Task description: Every line of the listing must be reproduced as it stands. Leave the images behind.

Data segment:
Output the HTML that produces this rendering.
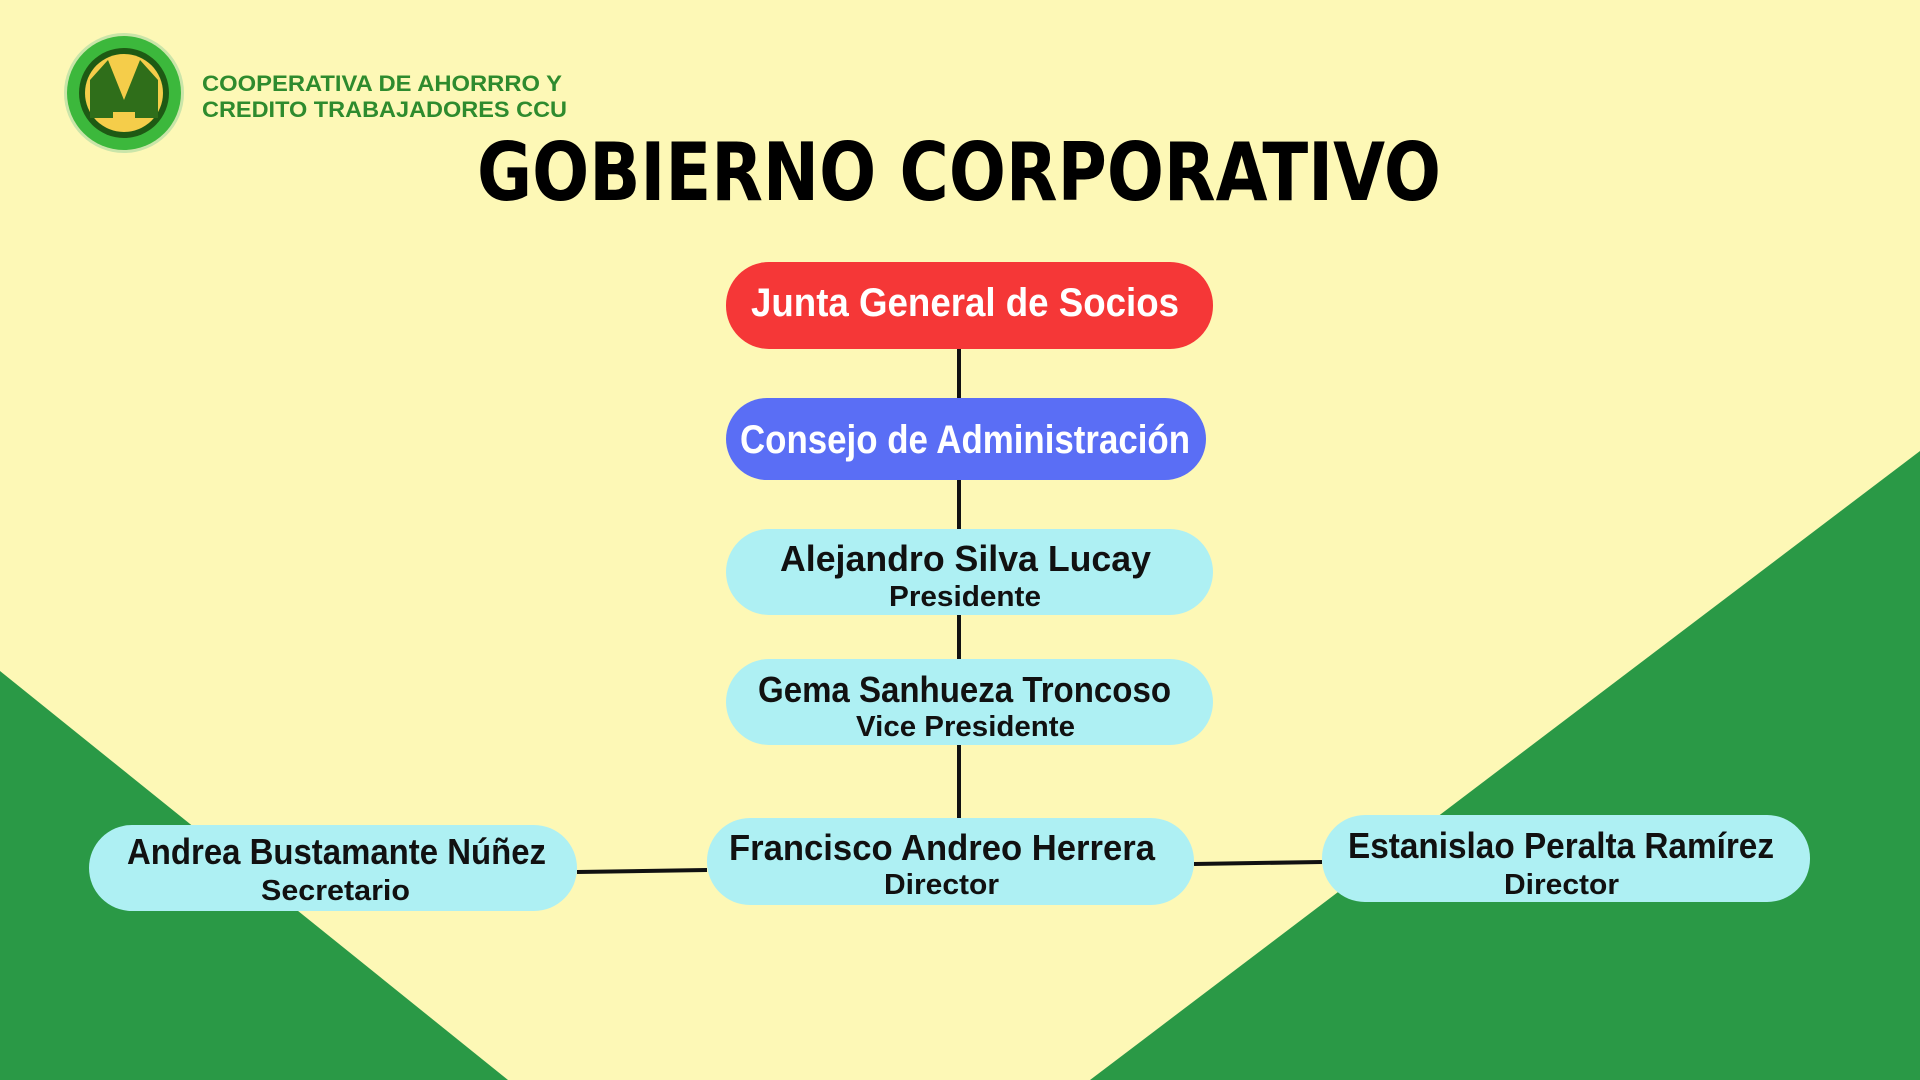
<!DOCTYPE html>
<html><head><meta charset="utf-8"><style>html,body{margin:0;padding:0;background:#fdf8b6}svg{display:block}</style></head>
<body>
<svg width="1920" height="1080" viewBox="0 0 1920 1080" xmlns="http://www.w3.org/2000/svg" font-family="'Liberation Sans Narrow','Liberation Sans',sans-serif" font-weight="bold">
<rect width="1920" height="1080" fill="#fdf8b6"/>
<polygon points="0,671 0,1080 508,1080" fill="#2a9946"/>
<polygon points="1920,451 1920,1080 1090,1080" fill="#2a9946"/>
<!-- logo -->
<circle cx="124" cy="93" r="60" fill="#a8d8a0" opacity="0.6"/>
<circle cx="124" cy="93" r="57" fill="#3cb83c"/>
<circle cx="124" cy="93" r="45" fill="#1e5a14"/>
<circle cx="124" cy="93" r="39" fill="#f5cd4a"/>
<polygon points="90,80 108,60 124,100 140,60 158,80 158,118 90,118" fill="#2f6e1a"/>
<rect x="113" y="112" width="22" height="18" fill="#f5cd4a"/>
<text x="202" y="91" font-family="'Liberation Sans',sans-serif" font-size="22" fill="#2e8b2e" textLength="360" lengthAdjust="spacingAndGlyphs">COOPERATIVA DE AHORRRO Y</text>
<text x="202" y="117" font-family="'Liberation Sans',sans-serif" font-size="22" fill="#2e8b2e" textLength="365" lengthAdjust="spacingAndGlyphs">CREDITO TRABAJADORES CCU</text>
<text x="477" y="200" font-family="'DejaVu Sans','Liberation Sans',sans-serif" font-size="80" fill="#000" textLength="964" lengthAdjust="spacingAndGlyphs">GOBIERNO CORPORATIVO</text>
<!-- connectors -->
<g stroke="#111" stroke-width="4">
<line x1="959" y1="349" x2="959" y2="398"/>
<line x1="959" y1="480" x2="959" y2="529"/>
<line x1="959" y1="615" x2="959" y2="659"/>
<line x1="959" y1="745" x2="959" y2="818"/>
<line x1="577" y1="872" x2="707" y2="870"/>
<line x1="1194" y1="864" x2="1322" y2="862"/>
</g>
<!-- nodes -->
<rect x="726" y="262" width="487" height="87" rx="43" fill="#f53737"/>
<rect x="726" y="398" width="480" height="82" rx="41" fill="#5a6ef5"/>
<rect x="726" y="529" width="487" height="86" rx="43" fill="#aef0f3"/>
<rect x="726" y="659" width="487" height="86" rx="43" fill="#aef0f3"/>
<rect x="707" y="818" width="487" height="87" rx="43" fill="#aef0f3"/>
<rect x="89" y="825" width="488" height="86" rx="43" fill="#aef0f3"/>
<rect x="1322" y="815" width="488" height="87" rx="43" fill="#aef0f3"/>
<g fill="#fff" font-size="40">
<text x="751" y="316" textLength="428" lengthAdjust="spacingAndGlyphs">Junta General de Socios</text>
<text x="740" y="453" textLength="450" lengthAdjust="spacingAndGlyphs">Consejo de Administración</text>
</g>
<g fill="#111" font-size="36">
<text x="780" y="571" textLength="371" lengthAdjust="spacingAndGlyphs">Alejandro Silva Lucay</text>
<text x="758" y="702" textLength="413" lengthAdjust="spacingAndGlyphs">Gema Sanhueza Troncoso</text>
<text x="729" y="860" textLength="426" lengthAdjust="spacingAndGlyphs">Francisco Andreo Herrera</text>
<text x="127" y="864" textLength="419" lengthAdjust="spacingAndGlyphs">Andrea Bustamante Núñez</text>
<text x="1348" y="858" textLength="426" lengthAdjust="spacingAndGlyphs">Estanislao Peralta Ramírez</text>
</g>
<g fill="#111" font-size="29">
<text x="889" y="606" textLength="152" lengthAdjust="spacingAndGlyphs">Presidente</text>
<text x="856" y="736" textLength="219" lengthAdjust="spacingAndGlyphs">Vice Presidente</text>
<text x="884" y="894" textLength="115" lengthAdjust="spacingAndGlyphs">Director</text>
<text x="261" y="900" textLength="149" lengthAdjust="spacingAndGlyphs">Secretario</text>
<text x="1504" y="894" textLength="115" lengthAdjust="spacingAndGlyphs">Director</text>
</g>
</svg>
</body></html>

Complete answer:
Output the HTML that produces this rendering.
<!DOCTYPE html>
<html><head><meta charset="utf-8"><style>html,body{margin:0;padding:0;background:#fdf8b6}svg{display:block}</style></head>
<body>
<svg width="1920" height="1080" viewBox="0 0 1920 1080" xmlns="http://www.w3.org/2000/svg" font-family="'Liberation Sans Narrow','Liberation Sans',sans-serif" font-weight="bold">
<rect width="1920" height="1080" fill="#fdf8b6"/>
<polygon points="0,671 0,1080 508,1080" fill="#2a9946"/>
<polygon points="1920,451 1920,1080 1090,1080" fill="#2a9946"/>
<!-- logo -->
<circle cx="124" cy="93" r="60" fill="#a8d8a0" opacity="0.6"/>
<circle cx="124" cy="93" r="57" fill="#3cb83c"/>
<circle cx="124" cy="93" r="45" fill="#1e5a14"/>
<circle cx="124" cy="93" r="39" fill="#f5cd4a"/>
<polygon points="90,80 108,60 124,100 140,60 158,80 158,118 90,118" fill="#2f6e1a"/>
<rect x="113" y="112" width="22" height="18" fill="#f5cd4a"/>
<text x="202" y="91" font-family="'Liberation Sans',sans-serif" font-size="22" fill="#2e8b2e" textLength="360" lengthAdjust="spacingAndGlyphs">COOPERATIVA DE AHORRRO Y</text>
<text x="202" y="117" font-family="'Liberation Sans',sans-serif" font-size="22" fill="#2e8b2e" textLength="365" lengthAdjust="spacingAndGlyphs">CREDITO TRABAJADORES CCU</text>
<text x="477" y="200" font-family="'DejaVu Sans','Liberation Sans',sans-serif" font-size="80" fill="#000" textLength="964" lengthAdjust="spacingAndGlyphs">GOBIERNO CORPORATIVO</text>
<!-- connectors -->
<g stroke="#111" stroke-width="4">
<line x1="959" y1="349" x2="959" y2="398"/>
<line x1="959" y1="480" x2="959" y2="529"/>
<line x1="959" y1="615" x2="959" y2="659"/>
<line x1="959" y1="745" x2="959" y2="818"/>
<line x1="577" y1="872" x2="707" y2="870"/>
<line x1="1194" y1="864" x2="1322" y2="862"/>
</g>
<!-- nodes -->
<rect x="726" y="262" width="487" height="87" rx="43" fill="#f53737"/>
<rect x="726" y="398" width="480" height="82" rx="41" fill="#5a6ef5"/>
<rect x="726" y="529" width="487" height="86" rx="43" fill="#aef0f3"/>
<rect x="726" y="659" width="487" height="86" rx="43" fill="#aef0f3"/>
<rect x="707" y="818" width="487" height="87" rx="43" fill="#aef0f3"/>
<rect x="89" y="825" width="488" height="86" rx="43" fill="#aef0f3"/>
<rect x="1322" y="815" width="488" height="87" rx="43" fill="#aef0f3"/>
<g fill="#fff" font-size="40">
<text x="751" y="316" textLength="428" lengthAdjust="spacingAndGlyphs">Junta General de Socios</text>
<text x="740" y="453" textLength="450" lengthAdjust="spacingAndGlyphs">Consejo de Administración</text>
</g>
<g fill="#111" font-size="36">
<text x="780" y="571" textLength="371" lengthAdjust="spacingAndGlyphs">Alejandro Silva Lucay</text>
<text x="758" y="702" textLength="413" lengthAdjust="spacingAndGlyphs">Gema Sanhueza Troncoso</text>
<text x="729" y="860" textLength="426" lengthAdjust="spacingAndGlyphs">Francisco Andreo Herrera</text>
<text x="127" y="864" textLength="419" lengthAdjust="spacingAndGlyphs">Andrea Bustamante Núñez</text>
<text x="1348" y="858" textLength="426" lengthAdjust="spacingAndGlyphs">Estanislao Peralta Ramírez</text>
</g>
<g fill="#111" font-size="29">
<text x="889" y="606" textLength="152" lengthAdjust="spacingAndGlyphs">Presidente</text>
<text x="856" y="736" textLength="219" lengthAdjust="spacingAndGlyphs">Vice Presidente</text>
<text x="884" y="894" textLength="115" lengthAdjust="spacingAndGlyphs">Director</text>
<text x="261" y="900" textLength="149" lengthAdjust="spacingAndGlyphs">Secretario</text>
<text x="1504" y="894" textLength="115" lengthAdjust="spacingAndGlyphs">Director</text>
</g>
</svg>
</body></html>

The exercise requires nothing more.